Deputy President Rigathi Gachagua has revealed that plans are in high gear to rein in cartels scuttling the Mt Kenya Region’s coffee sector.

Speaking on Sunday in Othaya, Nyeri County, the DP earmarked four cartels who he claimed were creating an artificial crisis as a plan to revolt against the changes instituted in the sector by President William Ruto’s government.

To prevent the power imposed by the cartels on local coffee farmers, Gachagua noted that a bill barring all millers from serving as marketers and vice versa was already prepared for tabling in Parliament.

“The cartels are entrenched and they are few. They buy coffee at  throw away prices and sell in foreign countries at exorbitant prices,” noted the second in command.

Deputy President Rigathi Gachagua (left) and his wife Pastor Dorcas Rigathi (in red) at a coffee plantation on April 8, 2023


“The changes are on course. Amendment of the law will be tabled in Parliament soon. It proposes, among others, that if you are a coffee miller, you cannot be a marketer or a seller. It is one man, one job.”

If approved, businessmen doubling as millers and marketers will see a substantial reduction in their annual revenues.

Gachagua indicated that the cartel, which he noted were not more than four players, is deeply entrenched in the subsector and that it is even attempting to sabotage the Government’s plan by creating an artificial crisis in the coffee industry.

One of the reforms being fought by the cartel, he stated, is the revival of the New KPCU and the Coffee Board of Kenya.

“They (cartels) have united and are trying to create an artificial crisis and propaganda that because of the reforms, the Kenyan coffee has been boycotted, which is a lie.

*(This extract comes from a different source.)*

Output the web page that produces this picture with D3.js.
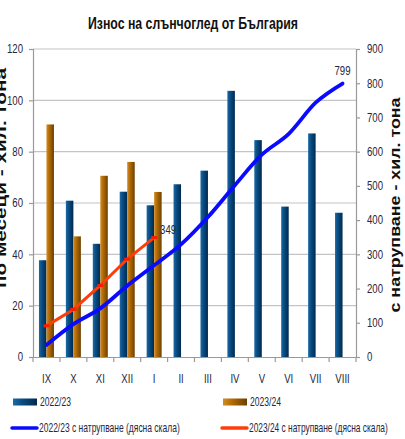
<!DOCTYPE html>
<html>
<head>
<meta charset="utf-8">
<script src="https://cdn.jsdelivr.net/npm/d3@7"></script>
<style>
  body { margin: 0; background: #fff; }
  svg { display: block; }
  text { font-family: "Liberation Sans", Arial, sans-serif; fill: #262640; }
  .bold { font-weight: bold; fill: #111; }
</style>
</head>
<body>
<div id="chart"></div>
<script>
// месеци на маркетинговата година
const months = ['IX', 'X', 'XI', 'XII', 'I', 'II', 'III', 'IV', 'V', 'VI', 'VII', 'VIII'];

// износ по месеци, хил. тона
const exp2223 = [37.7, 60.9, 44.1, 64.4, 59.1, 67.3, 72.6, 103.7, 84.5, 58.6, 87.1, 56.2];
const exp2324 = [90.6, 47.0, 70.6, 76.0, 64.3];

// с натрупване, хил. тона (дясна скала)
const cum2223 = [35, 96, 142, 208, 268, 329, 409, 502, 591, 652, 743, 799];
const cum2324 = [91, 139, 209, 286, 349];

const leftTicks = [0, 20, 40, 60, 80, 100, 120];
const rightTicks = [0, 100, 200, 300, 400, 500, 600, 700, 800, 900];

const width = 405, height = 439;
const margin = {top: 49, right: 49, bottom: 82, left: 33};

// тесен шрифт няма, затова свиваме текста хоризонтално
const narrow = (sel, origin, k) => sel
  .style('transform-box', 'fill-box')
  .style('transform-origin', origin + ' center')
  .style('transform', 'scaleX(' + (k || 0.8) + ')')

const svg = d3.select('#chart').append('svg')
  .attr('width', width)
  .attr('height', height)

const defs = svg.append('defs')

const grad = (id, stops) => {
  const g = defs.append('linearGradient').attr('id', id)
    .attr('x1', 0).attr('x2', 1).attr('y1', 0).attr('y2', 0)
  stops.forEach(s => g.append('stop').attr('offset', s[0]).attr('stop-color', s[1]))
}
grad('gBlue', [[0, '#1b6aa6'], [0.35, '#0a4f85'], [1, '#00294f']])
grad('gOrange', [[0, '#d18c26'], [0.35, '#b56d05'], [1, '#6b3f00']])

const x = d3.scaleBand()
  .domain(months)
  .range([margin.left, width - margin.right])

const yL = d3.scaleLinear()
  .domain([0, 120])
  .range([height - margin.bottom, margin.top])

const yR = d3.scaleLinear()
  .domain([0, 900])
  .range([height - margin.bottom, margin.top])

const barW = 7.5
const cx = (m) => x(m) + x.bandwidth() / 2

// решетка
svg.append('g')
  .selectAll('line')
  .data(leftTicks.slice(1))
  .enter().append('line')
  .attr('x1', margin.left).attr('x2', width - margin.right)
  .attr('y1', d => yL(d)).attr('y2', d => yL(d))
  .attr('stroke', '#c4c4c4').attr('stroke-width', 1.2)

// оси
const axL = svg.append('g')
  .attr('transform', 'translate(' + margin.left + ',0)')
  .call(d3.axisLeft(yL).tickValues(leftTicks).tickSize(4).tickPadding(6))
const axR = svg.append('g')
  .attr('transform', 'translate(' + (width - margin.right) + ',0)')
  .call(d3.axisRight(yR).tickValues(rightTicks).tickSize(4).tickPadding(7))
const axB = svg.append('g')
  .attr('transform', 'translate(0,' + (height - margin.bottom) + ')')
  .call(d3.axisBottom(x).tickSize(0).tickPadding(17))

;[axL, axR, axB].forEach(a => {
  a.select('.domain').attr('stroke', '#9a9a9a').attr('stroke-width', 1.2)
  a.selectAll('.tick line').attr('stroke', '#9a9a9a').attr('stroke-width', 1.2)
  a.selectAll('text').attr('font-size', 12).attr('fill', '#262640')
    .attr('font-family', '"Liberation Sans", Arial, sans-serif')
})
narrow(axL.selectAll('text'), 'right')
narrow(axR.selectAll('text'), 'left')
narrow(axB.selectAll('text'), 'center')

// тикове между категориите
svg.append('g')
  .selectAll('line')
  .data(months.concat(['end']))
  .enter().append('line')
  .attr('x1', (d, i) => margin.left + i * x.bandwidth())
  .attr('x2', (d, i) => margin.left + i * x.bandwidth())
  .attr('y1', height - margin.bottom)
  .attr('y2', height - margin.bottom + 5)
  .attr('stroke', '#9a9a9a').attr('stroke-width', 1.2)

// колони
svg.append('g')
  .selectAll('rect')
  .data(exp2223)
  .enter().append('rect')
  .attr('x', (d, i) => cx(months[i]) - barW)
  .attr('y', d => yL(d))
  .attr('width', barW)
  .attr('height', d => yL(0) - yL(d))
  .attr('fill', 'url(#gBlue)')

svg.append('g')
  .selectAll('rect')
  .data(exp2324)
  .enter().append('rect')
  .attr('x', (d, i) => cx(months[i]))
  .attr('y', d => yL(d))
  .attr('width', barW)
  .attr('height', d => yL(0) - yL(d))
  .attr('fill', 'url(#gOrange)')

// линии с натрупване
const lineBlue = d3.line()
  .x((d, i) => cx(months[i]))
  .y(d => yR(d))
  .curve(d3.curveMonotoneX)

svg.append('path')
  .datum(cum2223)
  .attr('d', lineBlue)
  .attr('fill', 'none')
  .attr('stroke', '#0a0aff')
  .attr('stroke-width', 3.8)
  .attr('stroke-linecap', 'round')

const lineRed = d3.line()
  .x((d, i) => cx(months[i]))
  .y(d => yR(d))

svg.append('path')
  .datum(cum2324)
  .attr('d', lineRed)
  .attr('fill', 'none')
  .attr('stroke', '#ff3d0a')
  .attr('stroke-width', 3)

svg.append('g')
  .selectAll('rect')
  .data(cum2324)
  .enter().append('rect')
  .attr('x', (d, i) => cx(months[i]) - 3)
  .attr('y', d => yR(d) - 1.5)
  .attr('width', 6)
  .attr('height', 3)
  .attr('fill', '#ff1a00')

// етикети на последните стойности
const lastR = cum2324.length - 1
narrow(svg.append('text')
  .attr('x', cx(months[lastR]) + 6)
  .attr('y', yR(cum2324[lastR]) - 4)
  .attr('font-size', 12)
  .text(cum2324[lastR]), 'left')

const lastB = cum2223.length - 1
narrow(svg.append('text')
  .attr('x', cx(months[lastB]))
  .attr('y', yR(cum2223[lastB]) - 9)
  .attr('text-anchor', 'middle')
  .attr('font-size', 12)
  .text(cum2223[lastB]), 'center')

// заглавия
svg.append('text')
  .attr('class', 'bold')
  .attr('x', 193).attr('y', 29)
  .attr('text-anchor', 'middle')
  .attr('font-size', 16)
  .attr('textLength', 210)
  .attr('lengthAdjust', 'spacingAndGlyphs')
  .text('Износ на слънчоглед от България')

svg.append('text')
  .attr('class', 'bold')
  .attr('transform', 'translate(6,' + 178 + ') rotate(-90)')
  .attr('text-anchor', 'middle')
  .attr('font-size', 14)
  .attr('textLength', 220)
  .attr('lengthAdjust', 'spacingAndGlyphs')
  .text('по месеци - хил. тона')

svg.append('text')
  .attr('class', 'bold')
  .attr('transform', 'translate(400,' + 205 + ') rotate(-90)')
  .attr('text-anchor', 'middle')
  .attr('font-size', 14)
  .attr('textLength', 215)
  .attr('lengthAdjust', 'spacingAndGlyphs')
  .text('с натрупване - хил. тона')

// легенда
const legend = [
  {label: '2022/23', type: 'bar', fill: 'url(#gBlue)', lx: 13, ly: 402, w: 31},
  {label: '2023/24', type: 'bar', fill: 'url(#gOrange)', lx: 223, ly: 402, w: 31},
  {label: '2022/23 с натрупване (дясна скала)', type: 'line', fill: '#0a0aff', lx: 12, ly: 428, w: 141},
  {label: '2023/24 с натрупване (дясна скала)', type: 'line', fill: '#ff3d0a', lx: 222, ly: 428, w: 139}
]

const lg = svg.append('g').selectAll('g')
  .data(legend)
  .enter().append('g')
  .attr('transform', d => 'translate(' + d.lx + ',' + d.ly + ')')

lg.filter(d => d.type === 'bar').append('rect')
  .attr('x', 0).attr('y', -3.5).attr('width', 24).attr('height', 7)
  .attr('fill', d => d.fill)

lg.filter(d => d.type === 'line').append('line')
  .attr('x1', 0).attr('x2', 25).attr('y1', 0).attr('y2', 0)
  .attr('stroke', d => d.fill).attr('stroke-width', 3.5)
  .attr('stroke-linecap', 'round')

lg.append('text')
  .attr('x', 27)
  .attr('dy', '0.35em')
  .attr('font-size', 12)
  .text(d => d.label)
  .each(function (d) {
    narrow(d3.select(this), 'left', d.w / this.getComputedTextLength())
  })
</script>
</body>
</html>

They are moving across various offices,” he explained. 

“I urge the farmers to be patient because it is not an easy or simple fight. It is not for the faint hearted. battle that is not simple and not for the faint hearted. It is rough. They are boycotting the coffee to sabotage the reforms.”

As part of the reforms, Gachagua travelled to Colombia to negotiate a deal aimed at benefitting farmers from the region.

During his speech, the DP noted that Ruto-led reforms countrywide had seen sectors like tea and milk improve, especially in the payment of bonuses to farmers.

Regarding milk, Gachagua revealed the government is working on measures that will increase the farm-gate price of the commodity to Sh60 per litre.

“The reforms that I was tasked to push by President William Ruto  in coffee, tea and milk, have started to bear fruit. We got a high bonus this year, which has not been witnessed earlier. We are doing well,” he added. 

“For milk, we are not badly off as well. The Government will push the farm gate price to a minimum of Sh60 per litre.”

Deputy President Rigathi Gachagua (in checked blue blazer) and Foreign Affairs CS Alfred Mutua (on his right) received in Colombia.